L'écharpe de Jean Moulin, et ce qu'elle cachait.
Les chaussures de Mr Owen, et tout sur le royaume d'Angleterre!
Et enfin, l'inachevé, chez les peintres et en particulier Bonnard.

Mais surtout, et cette histoire, je ne la connaissais pas mais ne l'oublierai jamais , l'histoire de la Rolls-Royce de Rudyard Kipling. Ou plutôt de toutes celles qui se sont succédées. C'est son ami, Lord Montagu qui lui a inoculé le goût des voitures de luxe. Et c'est dans cette Rolls que Kipling va partir à la recherche du corps de son fils .

Rudyard Kipling avait 3 enfants, l'aînée était morte à l'âge de 6 ans d'une coqueluche aggravée.
En 1914, aux premières heures du conflit mondial, John Kipling a à peine 17 ans, et au moment où l'Angleterre déclare la guerre à l'Allemagne, Rudyard Kipling a 49 ans. Il a déjà beaucoup écrit, Le livre de la jungle, Kim, Trois hommes de troupes, Les sept mers, Le fantôme Rickshaw...

Quand, comme John, on porte aussi le nom de Kipling, comment exister dans l'ombre d'un homme accablé d'honneurs?...Du grand écrivain, John n'hérite ni génie, ni talent. Que le nom des Kipling et une très forte myopie.
En raison de ce trouble visuel, la carrière des armes lui est en principe interdite. Mais, au jour même de sa naissance, son père l'a destiné à être officier de marine...

Kipling sait bien qu'il n'est pas de pire handicap pour un soldat que de ne pas voir clair au-delà de quelques mètres. Sur le tableau de l'ophtalmologiste, même muni de verres de correction, John déchiffre laborieusement la deuxième ligne. Il voit mais ne distingue pas. Qu'en sera-t-il quand il se retrouvera en première ligne? La question ne se pose même pas. De toutes façons, on ne discute pas avec un père qui adore son fils en ce sens qu'il s'obsède de son éducation. Sa manière à lui de l'aimer. Lui assigner un grand dessein de la naissance à la mort et tout faire pour qu'il se tienne à cette mission. Car Kipling n'est jamais sorti de l'univers de l'enfance et du monde de l'école. Règles, réglement, discipline.
Plus tard, les héritières de l'écrivain n'auront de cesse de garder par devers elles , quand elles ne les censuraient pas par la destruction, celles de ses lettres qui auraient pu jeter le moindre doute sur la force de ses sentiments pour ses enfants. Quelle énergie dans le mensonge alors qu'il est tellement plus simple de reconnaître qu'on peut aimer à la folie et aimer mal...

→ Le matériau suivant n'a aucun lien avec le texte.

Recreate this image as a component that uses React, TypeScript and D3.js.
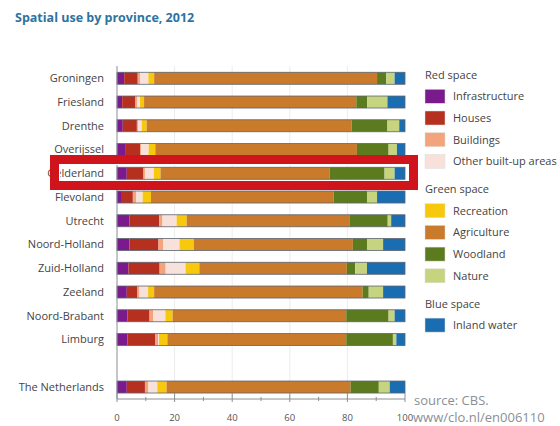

Alors le malheureux fils mal voyant de celui qui a écrit le poème If...Si...Tu seras un homme, mon fils- quel poids à porter , va aller avec son père de bureau de recrutement à bureau de recrutement.

Et grâce des appuis, réussir bien sûr à être enrôlé dans le régiment des Irish Guards. La bataille de Loos est la première et la dernière à laquelle participe le lieutenant John Kipling. Le 2 octobre 1915, il est porté disparu.
Et à partir de la fin de la guerre, Kipling père passera le reste de ses années à sillonner les champs de bataille , toujours dans sa Rolls, à rechercher des traces du corps de son fils.
On peut parler à une tombe, pas à un spectre.

En 1992, dans le Pas- de- Calais-, une tombe a changé d'attribution au cimetière britannique Sainte-Marie de Haisnes; en favorisant des recoupements inédits, l'informatisation de ses archives a permis cette initiative exceptionnelle de la Commission des sépultures de guerre du Commonwealth.
Là où on pouvait lire

A Lieutenant

Of the great War

Irish Guards

known unto God



Une pierre tombale a été érigée sur laquelle on peut lire désormais:

Lieutenant

John Kipling

Irish Guards

27th september 1915 age 18


Le fameux poème If a été écrit en 1910. Son fils n'a jamais pu devenir un homme.